-- Source material --
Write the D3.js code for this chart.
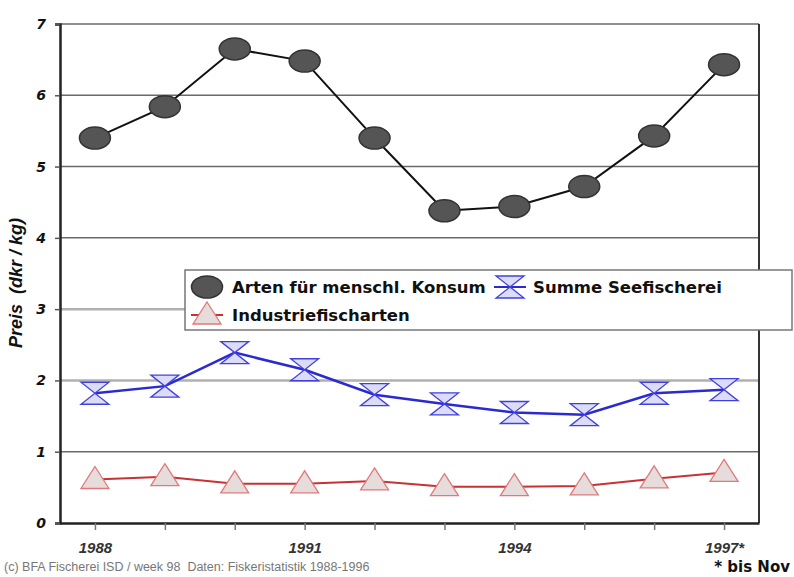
<!DOCTYPE html>
<html>
<head>
<meta charset="utf-8">
<script src="https://cdn.jsdelivr.net/npm/d3@7"></script>
<style>
  body { margin: 0; background: #fff; }
  svg { font-family: "Liberation Sans", Arial, sans-serif; }
</style>
</head>
<body>
<div id="chart"></div>
<script>
// data
var years = ["1988", "1989", "1990", "1991", "1992", "1993", "1994", "1995", "1996", "1997"];
var tickLabels = {"1988": "1988", "1991": "1991", "1994": "1994", "1997": "1997*"};
var konsum = [5.40, 5.84, 6.65, 6.48, 5.40, 4.38, 4.44, 4.72, 5.43, 6.43];
var seefischerei = [1.82, 1.92, 2.39, 2.15, 1.80, 1.67, 1.55, 1.52, 1.82, 1.87];
var industrie = [0.61, 0.65, 0.55, 0.55, 0.59, 0.51, 0.51, 0.52, 0.62, 0.71];
var yTicks = [0, 1, 2, 3, 4, 5, 6, 7];

var W = 794, H = 577;
var margin = {top: 24, right: 35, bottom: 54, left: 60};
var width = W - margin.left - margin.right;
var height = H - margin.top - margin.bottom;

var svg = d3.select("#chart")
    .append("svg")
    .attr("width", W)
    .attr("height", H);

var graph = svg.append("g")
    .attr("transform", "translate(" + margin.left + "," + margin.top + ")");

var x = d3.scalePoint()
    .domain(years)
    .range([0, width])
    .padding(0.5);

var y = d3.scaleLinear()
    .domain([0, 7])
    .range([height, 0]);

// grid lines
graph.append("g")
    .selectAll("line")
    .data(yTicks.filter(function (d) { return d > 0; }))
    .enter()
    .append("line")
    .attr("x1", 0)
    .attr("x2", width)
    .attr("y1", function (d) { return y(d); })
    .attr("y2", function (d) { return y(d); })
    .attr("stroke", function (d) { return (d == 2 || d == 3) ? "#b0b0b0" : "#6a6a6a"; })
    .attr("stroke-width", function (d) { return (d == 2 || d == 3) ? 2.5 : 1.5; });

// frame
graph.append("line")
    .attr("x1", width).attr("x2", width)
    .attr("y1", 0).attr("y2", height)
    .attr("stroke", "#333").attr("stroke-width", 2);

// y axis
var yAxisGroup = graph.append("g")
    .call(d3.axisLeft(y).tickValues(yTicks).tickSize(5).tickFormat(d3.format("d")));
yAxisGroup.select(".domain").attr("stroke", "#222").attr("stroke-width", 2.5);
yAxisGroup.selectAll(".tick line").attr("stroke", "#555").attr("stroke-width", 1.5);
yAxisGroup.selectAll("text")
    .attr("x", -14)
    .attr("fill", "#111")
    .attr("font-family", "DejaVu Sans")
    .attr("font-size", "14px")
    .attr("font-weight", "bold")
    .attr("font-style", "italic");

// x axis
var xAxisGroup = graph.append("g")
    .attr("transform", "translate(0," + height + ")")
    .call(d3.axisBottom(x).tickSizeInner(7).tickSizeOuter(0)
        .tickFormat(function (d) { return tickLabels[d] || ""; }));
xAxisGroup.select(".domain").attr("stroke", "#222").attr("stroke-width", 2.5);
xAxisGroup.selectAll(".tick line").attr("stroke", "#777").attr("stroke-width", 1.5);
xAxisGroup.selectAll("text")
    .attr("y", 19)
    .attr("fill", "#333")
    .attr("font-size", "15px")
    .attr("font-weight", "bold")
    .attr("font-style", "italic");

// y title
svg.append("text")
    .attr("transform", "translate(22," + 283 + ") rotate(-90)")
    .attr("text-anchor", "middle")
    .attr("fill", "#111")
    .attr("font-size", "18px")
    .attr("font-weight", "bold")
    .attr("font-style", "italic")
    .attr("xml:space", "preserve")
    .text("Preis  (dkr / kg)");

// markers
function ellipse(g, cx, cy) {
    g.append("ellipse")
        .attr("cx", cx).attr("cy", cy)
        .attr("rx", 15.5).attr("ry", 11)
        .attr("fill", "#555")
        .attr("stroke", "#333")
        .attr("stroke-width", 1.5);
}
function hourglass(g, cx, cy) {
    var w = 14, h = 11;
    g.append("path")
        .attr("d", "M" + (cx - w) + "," + (cy - h) + "L" + (cx + w) + "," + (cy - h) +
            "L" + (cx - w) + "," + (cy + h) + "L" + (cx + w) + "," + (cy + h) + "Z")
        .attr("fill", "#dcdcf6")
        .attr("stroke", "#4040e0")
        .attr("stroke-width", 1.3)
        .attr("stroke-linejoin", "miter");
}
function triangle(g, cx, cy) {
    var w = 14, h = 11;
    g.append("path")
        .attr("d", "M" + cx + "," + (cy - h - 2) + "L" + (cx + w) + "," + (cy + h - 2) +
            "L" + (cx - w) + "," + (cy + h - 2) + "Z")
        .attr("fill", "#e6dcdc")
        .attr("stroke", "#e07a7a")
        .attr("stroke-width", 1.3);
}

var series = [
    {name: "Industriefischarten", values: industrie, color: "#c83232", lw: 2, marker: triangle},
    {name: "Summe Seefischerei", values: seefischerei, color: "#2a2ad0", lw: 2.5, marker: hourglass},
    {name: "Arten für menschl. Konsum", values: konsum, color: "#111", lw: 2, marker: ellipse}
];

var line = d3.line()
    .x(function (d, i) { return x(years[i]); })
    .y(function (d) { return y(d); });

series.forEach(function (s) {
    graph.append("path")
        .datum(s.values)
        .attr("fill", "none")
        .attr("stroke", s.color)
        .attr("stroke-width", s.lw)
        .attr("d", line);
    var mg = graph.append("g");
    s.values.forEach(function (v, i) {
        s.marker(mg, x(years[i]), y(v));
    });
});

// legend
var legend = svg.append("g");
legend.append("rect")
    .attr("x", 185).attr("y", 270)
    .attr("width", 607).attr("height", 60)
    .attr("fill", "#fff")
    .attr("stroke", "#777")
    .attr("stroke-width", 1.5);

var legendItems = [
    {label: "Arten für menschl. Konsum", mx: 207, tx: 232, ty: 287, marker: ellipse, color: "#111"},
    {label: "Summe Seefischerei", mx: 510, tx: 533, ty: 287, marker: hourglass, color: "#2a2ad0"},
    {label: "Industriefischarten", mx: 207, tx: 232, ty: 315, marker: triangle, color: "#c83232"}
];
legendItems.forEach(function (d) {
    legend.append("line")
        .attr("x1", d.mx - 16).attr("x2", d.mx + 16)
        .attr("y1", d.ty).attr("y2", d.ty)
        .attr("stroke", d.color).attr("stroke-width", 2);
    d.marker(legend, d.mx, d.ty);
    legend.append("text")
        .attr("x", d.tx).attr("y", d.ty)
        .attr("dy", "0.35em")
        .attr("fill", "#111")
        .attr("font-family", "DejaVu Sans")
        .attr("font-size", "16.5px")
        .attr("font-weight", "bold")
        .text(d.label);
});

// footer
svg.append("text")
    .attr("x", 4).attr("y", 571)
    .attr("fill", "#777")
    .attr("font-size", "12.5px")
    .attr("xml:space", "preserve")
    .text("(c) BFA Fischerei ISD / week 98  Daten: Fiskeristatistik 1988-1996");

svg.append("text")
    .attr("x", 790).attr("y", 572)
    .attr("text-anchor", "end")
    .attr("fill", "#111")
    .attr("font-family", "DejaVu Sans")
    .attr("font-size", "15px")
    .attr("font-weight", "bold")
    .text("* bis Nov");
</script>
</body>
</html>
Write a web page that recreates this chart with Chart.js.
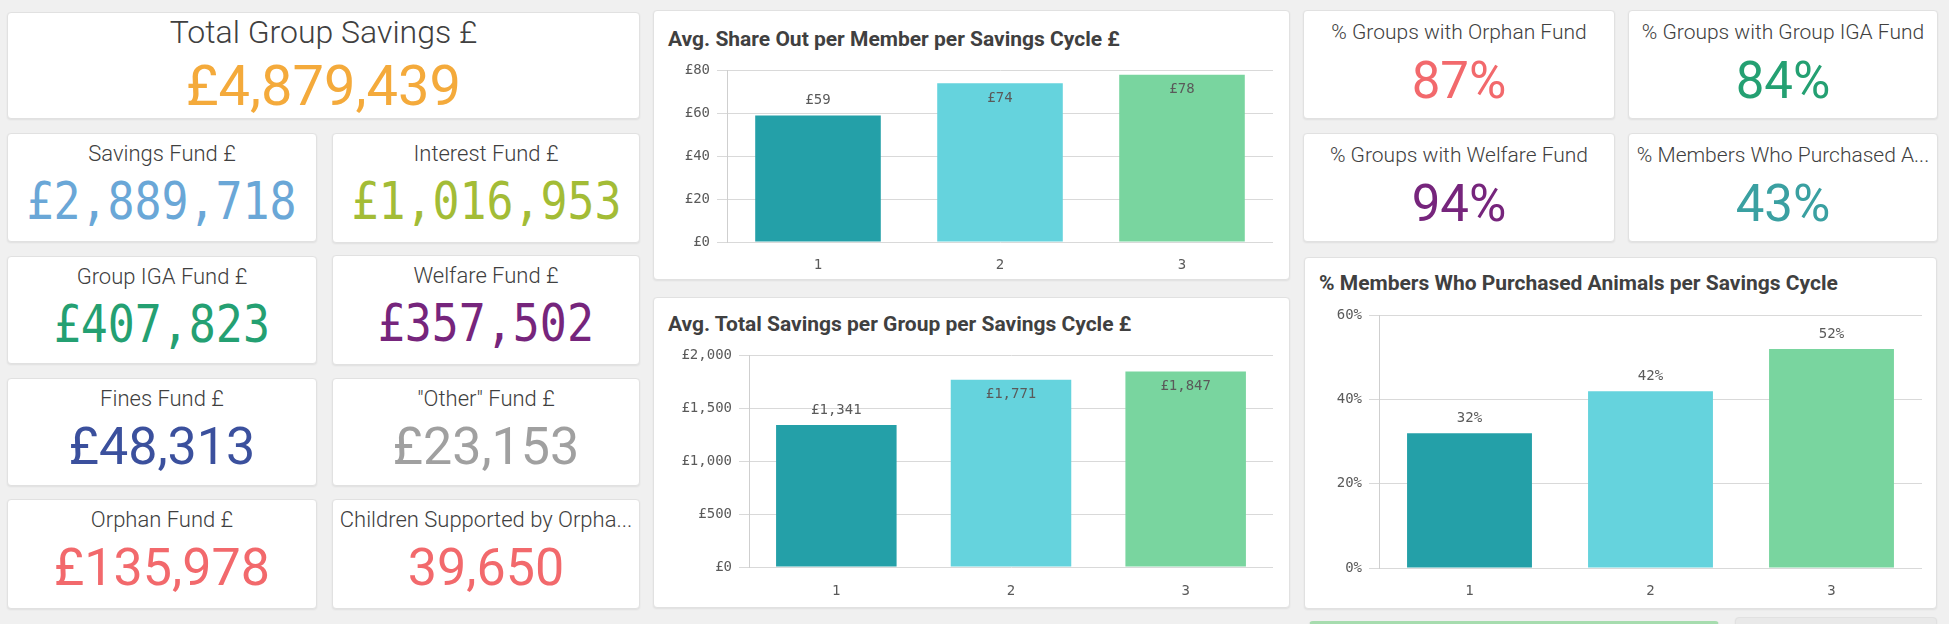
<!DOCTYPE html>
<html><head><meta charset="utf-8">
<script src="https://cdn.jsdelivr.net/npm/chart.js@4.4.1/dist/chart.umd.min.js"></script>
<style>
html,body{margin:0;padding:0;background:#f0f0f0;width:1949px;height:624px;overflow:hidden;font-family:Roboto,'Noto Sans',sans-serif;}
.tile{position:absolute;background:#fff;border:1px solid #e1e1e1;border-radius:4px;box-shadow:0 1px 2px rgba(0,0,0,.07);box-sizing:border-box;overflow:hidden}
.lbl{position:absolute;left:0;right:0;text-align:center;color:#404040;white-space:nowrap;font-weight:300}
.val{position:absolute;left:0;right:0;text-align:center;white-space:nowrap;font-weight:400}
.val span{display:inline-block}
.mono span{font-family:'DejaVu Sans Mono',monospace;font-weight:400;transform:scaleX(.88)}
.ctitle{position:absolute;font-weight:700;font-size:21px;line-height:21px;color:#404040;white-space:nowrap;font-family:Roboto,sans-serif}
.cwrap{position:absolute}
</style>
</head><body>
<script>
// ---- data ----
const kpiTitles = ['Total Group Savings £','Savings Fund £','Interest Fund £','Group IGA Fund £','Welfare Fund £','Fines Fund £','"Other" Fund £','Orphan Fund £','Children Supported by Orpha...'];
const kpiValues = [4879439, 2889718, 1016953, 407823, 357502, 48313, 23153, 135978, 39650];
const kpiCurrency = [true, true, true, true, true, true, true, true, false];
const pctTitles = ['% Groups with Orphan Fund','% Groups with Group IGA Fund','% Groups with Welfare Fund','% Members Who Purchased A...'];
const pctValues = [87, 84, 94, 43];
const cycles = ['1','2','3'];
const shareOut = [59, 74, 78];
const totalSavings = [1341, 1771, 1847];
const animalsPct = [32, 42, 52];
const shareOutTicks = [0, 20, 40, 60, 80];
const savingsTicks = [0, 500, 1000, 1500, 2000];
const animalsTicks = [0, 20, 40, 60];
const chartTitles = ['Avg. Share Out per Member per Savings Cycle £','Avg. Total Savings per Group per Savings Cycle £','% Members Who Purchased Animals per Savings Cycle'];

// ---- layout / styles ----
const barColors = ['#24a0a8','#65d3dd','#79d59f'];
const kpiLayout = [
 {x:7,y:12,w:633,h:107,c:'#f4aa3b',mono:false,lf:32,lt:3,vf:56,vt:45},
 {x:7,y:133,w:310,h:109,c:'#6aa7d7',mono:true},
 {x:332,y:133,w:308,h:110,c:'#a3bc36',mono:true},
 {x:7,y:256,w:310,h:108,c:'#24a072',mono:true},
 {x:332,y:255,w:308,h:110,c:'#76257c',mono:true},
 {x:7,y:378,w:310,h:108,c:'#3b509d',mono:false},
 {x:332,y:378,w:308,h:108,c:'#a0a0a0',mono:false},
 {x:7,y:499,w:310,h:110,c:'#f2696c',mono:false},
 {x:332,y:499,w:308,h:110,c:'#f2696c',mono:false}
];
const pctLayout = [
 {x:1303,y:10,w:312,h:109,c:'#f2696c'},
 {x:1628,y:10,w:310,h:109,c:'#24a072'},
 {x:1303,y:133,w:312,h:109,c:'#76257c'},
 {x:1628,y:133,w:310,h:109,c:'#3aa0a1'}
];
const chartTiles = [
 {x:653,y:10,w:637,h:270, tx:668, ty:29, cx:653, cy:55, cw:637, ch:225, yw:74, pr:17, pt:12, xh:38, xp:15},
 {x:653,y:297,w:637,h:311, tx:668, ty:314, cx:653, cy:340, cw:637, ch:268, yw:96, pr:17, pt:14, xh:41, xp:16},
 {x:1304,y:257,w:633,h:352, tx:1319, ty:273, cx:1304, cy:300, cw:633, ch:309, yw:75, pr:15, pt:13, xh:41, xp:15}
];

const gbp = v => '£' + v.toLocaleString('en-GB');
const pct = v => v + '%';

function addTile(l){
  const d = document.createElement('div');
  d.className='tile';
  Object.assign(d.style,{left:l.x+'px',top:l.y+'px',width:l.w+'px',height:l.h+'px'});
  document.body.appendChild(d);
  return d;
}
function addKpi(l, title, text, mono, lf, lt, vf, vt){
  const d = addTile(l);
  const a = document.createElement('div');
  a.className='lbl'; a.textContent=title;
  Object.assign(a.style,{top:lt+'px',fontSize:lf+'px',lineHeight:lf+'px'});
  const b = document.createElement('div');
  b.className='val'+(mono?' mono':'');
  Object.assign(b.style,{top:vt+'px',fontSize:vf+'px',lineHeight:vf+'px',color:l.c});
  const s = document.createElement('span'); s.textContent=text; b.appendChild(s);
  d.appendChild(a); d.appendChild(b);
}
kpiTitles.forEach((t,i)=>{
  const l = kpiLayout[i];
  const txt = kpiCurrency[i] ? gbp(kpiValues[i]) : kpiValues[i].toLocaleString('en-GB');
  addKpi(l, t, txt, l.mono, l.lf||22, l.lt===undefined?9:l.lt, l.vf||(l.mono?51:52), l.vt||42);
});
pctTitles.forEach((t,i)=>{
  addKpi(pctLayout[i], t, pct(pctValues[i]), false, 21, 11, 51, 44);
});
// partial tiles at the bottom edge
(function(){
  const g = addTile({x:1309,y:621,w:410,h:20}); g.style.borderTop='3px solid #a6dcae';
  const r = addTile({x:1735,y:617,w:202,h:20}); r.style.background='#e9e9e9';
})();

function labelPlugin(fmt){
  return {
    id:'valueLabels',
    afterDatasetsDraw(chart){
      const {ctx, chartArea} = chart;
      const meta = chart.getDatasetMeta(0);
      const data = chart.data.datasets[0].data;
      ctx.save();
      ctx.font = '14px "DejaVu Sans Mono"';
      ctx.fillStyle = '#5a5a5a';
      ctx.textAlign = 'center';
      ctx.textBaseline = 'middle';
      meta.data.forEach((bar,i)=>{
        const inside = (bar.y - chartArea.top) < 30;
        ctx.fillText(fmt(data[i]), bar.x, inside ? bar.y + 15 : bar.y - 15);
      });
      ctx.restore();
    }
  };
}

function makeChart(idx, values, ticks, fmt){
  const t = chartTiles[idx];
  addTile(t);
  const ti = document.createElement('div');
  ti.className='ctitle'; ti.textContent = chartTitles[idx];
  Object.assign(ti.style,{left:t.tx+'px',top:t.ty+'px'});
  document.body.appendChild(ti);
  const w = document.createElement('div');
  w.className='cwrap';
  Object.assign(w.style,{left:t.cx+'px',top:t.cy+'px',width:t.cw+'px',height:t.ch+'px'});
  const cv = document.createElement('canvas');
  w.appendChild(cv); document.body.appendChild(w);
  new Chart(cv, {
    type:'bar',
    data:{labels:cycles, datasets:[{data:values, backgroundColor:barColors, borderWidth:0, categoryPercentage:1, barPercentage:0.69}]},
    plugins:[labelPlugin(fmt)],
    options:{
      responsive:true, maintainAspectRatio:false, animation:false,
      layout:{padding:{top:t.pt,right:t.pr,left:0,bottom:0}},
      plugins:{legend:{display:false},tooltip:{enabled:false}},
      scales:{
        x:{
          grid:{display:false,drawTicks:false},
          border:{display:false},
          ticks:{padding:t.xp,color:'#5a5a5a',font:{family:'DejaVu Sans Mono',size:14}},
          afterFit:s=>{s.height=t.xh;}
        },
        y:{
          min:ticks[0], max:ticks[ticks.length-1],
          afterBuildTicks:s=>{s.ticks = ticks.map(v=>({value:v}));},
          grid:{color:'#d9d9d9',tickLength:10,drawTicks:true},
          border:{display:true,color:'#cfcfcf'},
          ticks:{padding:7,color:'#5a5a5a',font:{family:'DejaVu Sans Mono',size:14},callback:v=>fmt(v)},
          afterFit:s=>{s.width=t.yw;}
        }
      }
    }
  });
}
makeChart(0, shareOut, shareOutTicks, gbp);
makeChart(1, totalSavings, savingsTicks, gbp);
makeChart(2, animalsPct, animalsTicks, pct);
</script>
</body></html>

-- Task statement --
Gather each line of the records holding the string "this".

-- Correct output --
Write the D3.js code for this chart.
Write a web page that recreates this chart with Chart.js.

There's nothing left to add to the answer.